REQUIRED TASK:
Skip the pictures. Set down, word for word, the lines from the start of the material up to and including the line with "const TICK_INDEX = TICK_LABELS.map((_, i)".

RECORDED INFORMATION:
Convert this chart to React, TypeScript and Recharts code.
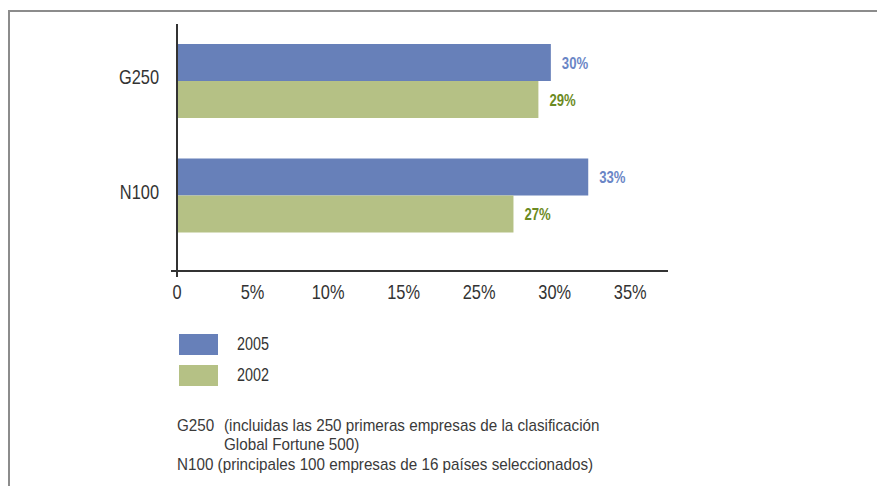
import { BarChart, Bar, XAxis, YAxis, LabelList, Legend } from 'recharts';

const CATEGORIES = ['G250', 'N100'];
const VALUES_2005 = [30, 33];
const VALUES_2002 = [29, 27];
const SERIES_NAMES = ['2005', '2002'];
const TICK_LABELS = ['0', '5%', '10%', '15%', '25%', '30%', '35%'];
const TICK_INDEX = TICK_LABELS.map((_, i) => i);

// Arial Narrow look: Liberation Sans squeezed horizontally
const FONT = '"Liberation Sans", Arial, sans-serif';
const SQUEEZE = 0.82;
const BLUE = '#6780b9';
const GREEN = '#b5c185';
const BLUE_TEXT = '#6a86c6';
const GREEN_TEXT = '#6b8a22';
const INK = '#333333';

const data = CATEGORIES.map((name, i) => ({
  name,
  y2005: VALUES_2005[i],
  y2002: VALUES_2002[i],
}));

const NarrowText = ({ x, y, anchor = 'start', size, weight = 'normal', fill = INK, children }: any) => (
  <text
    transform={`translate(${x},${y}) scale(${SQUEEZE},1)`}
    textAnchor={anchor}
    fontFamily={FONT}
    fontSize={size}
    fontWeight={weight}
    fill={fill}
  >
    {children}
  </text>
);

const XTick = (props: any) => {
  const { x, y, payload, index } = props;
  const axisY = y - 12;
  return (
    <g>
      {index === 0 && (
        <>
          <line x1={x} y1={axisY} x2={x} y2={axisY + 6} stroke={INK} strokeWidth={2} />
          <line x1={x - 6} y1={axisY} x2={x} y2={axisY} stroke={INK} strokeWidth={2} />
        </>
      )}
      <NarrowText x={x} y={y + 16} anchor="middle" size={20}>
        {TICK_LABELS[payload.value]}
      </NarrowText>
    </g>
  );
};

const YTick = (props: any) => {
  const { x, y, payload } = props;
  return (
    <NarrowText x={x} y={y + 3} anchor="end" size={20}>
      {payload.value}
    </NarrowText>
  );
};

const valueLabel = (color: string) => (props: any) => {
  const { x, y, width, height, value } = props;
  return (
    <NarrowText x={x + width + 11} y={y + height / 2 + 6} size={16} weight="bold" fill={color}>
      {`${value}%`}
    </NarrowText>
  );
};

const renderLegend = (props: any) => {
  const items = [...(props.payload || [])].sort(
    (a: any, b: any) => SERIES_NAMES.indexOf(a.value) - SERIES_NAMES.indexOf(b.value)
  );
  return (
    <div style={{ fontFamily: FONT }}>
      {items.map((entry: any) => (
        <div key={entry.value} style={{ display: 'flex', alignItems: 'center', height: 21, marginBottom: 10 }}>
          <div style={{ width: 39, height: 21, background: entry.color }} />
          <span
            style={{
              marginLeft: 19,
              fontSize: 17.5,
              color: INK,
              display: 'inline-block',
              transform: `scaleX(${SQUEEZE})`,
              transformOrigin: 'left center',
            }}
          >
            {entry.value}
          </span>
        </div>
      ))}
    </div>
  );
};

const noteStyle = {
  position: 'absolute' as const,
  fontFamily: FONT,
  fontSize: 17,
  lineHeight: '19px',
  color: '#3a3a3a',
  whiteSpace: 'nowrap' as const,
  transform: 'scaleX(0.895)',
  transformOrigin: 'left top',
};

export default function App() {
  return (
    <div style={{ position: 'absolute', left: 0, top: 0, width: 877, height: 486, background: '#fff', overflow: 'hidden' }}>
      <div
        style={{
          position: 'absolute',
          left: 8,
          top: 10,
          width: 869,
          height: 476,
          borderTop: '2px solid #8c8c8c',
          borderLeft: '2px solid #8c8c8c',
          boxSizing: 'border-box',
        }}
      />
      <BarChart
        layout="vertical"
        width={877}
        height={486}
        data={data}
        margin={{ top: 24, right: 209, bottom: 185, left: 0 }}
        barGap={0}
        barSize={37}
      >
        <XAxis xAxisId="value" type="number" domain={[0, 39.4]} hide allowDataOverflow />
        <XAxis
          xAxisId="ticks"
          type="number"
          domain={[0, 6.5]}
          ticks={TICK_INDEX}
          allowDataOverflow
          height={30}
          tick={<XTick />}
          tickLine={false}
          tickSize={0}
          tickMargin={12}
          interval={0}
          axisLine={{ stroke: INK, strokeWidth: 2 }}
        />
        <YAxis
          type="category"
          dataKey="name"
          width={177}
          padding={{ top: 0, bottom: 18 }}
          tick={<YTick />}
          tickLine={false}
          tickSize={0}
          tickMargin={18}
          axisLine={{ stroke: INK, strokeWidth: 2 }}
        />
        <Legend
          layout="vertical"
          align="center"
          verticalAlign="middle"
          content={renderLegend}
          wrapperStyle={{ left: 179, top: 334, width: 200 }}
        />
        <Bar xAxisId="value" dataKey="y2005" name={SERIES_NAMES[0]} fill={BLUE} isAnimationActive={false}>
          <LabelList dataKey="y2005" content={valueLabel(BLUE_TEXT)} />
        </Bar>
        <Bar xAxisId="value" dataKey="y2002" name={SERIES_NAMES[1]} fill={GREEN} isAnimationActive={false}>
          <LabelList dataKey="y2002" content={valueLabel(GREEN_TEXT)} />
        </Bar>
      </BarChart>
      <div style={{ ...noteStyle, left: 177, top: 416 }}>G250</div>
      <div style={{ ...noteStyle, left: 224, top: 416 }}>
        (incluidas las 250 primeras empresas de la clasificación
        <br />
        Global Fortune 500)
      </div>
      <div style={{ ...noteStyle, left: 177, top: 455 }}>N100 (principales 100 empresas de 16 países seleccionados)</div>
    </div>
  );
}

EXERCISE SOLUTION:
Convert this chart to React, TypeScript and Recharts code.
import { BarChart, Bar, XAxis, YAxis, LabelList, Legend } from 'recharts';

const CATEGORIES = ['G250', 'N100'];
const VALUES_2005 = [30, 33];
const VALUES_2002 = [29, 27];
const SERIES_NAMES = ['2005', '2002'];
const TICK_LABELS = ['0', '5%', '10%', '15%', '25%', '30%', '35%'];
const TICK_INDEX = TICK_LABELS.map((_, i) => i);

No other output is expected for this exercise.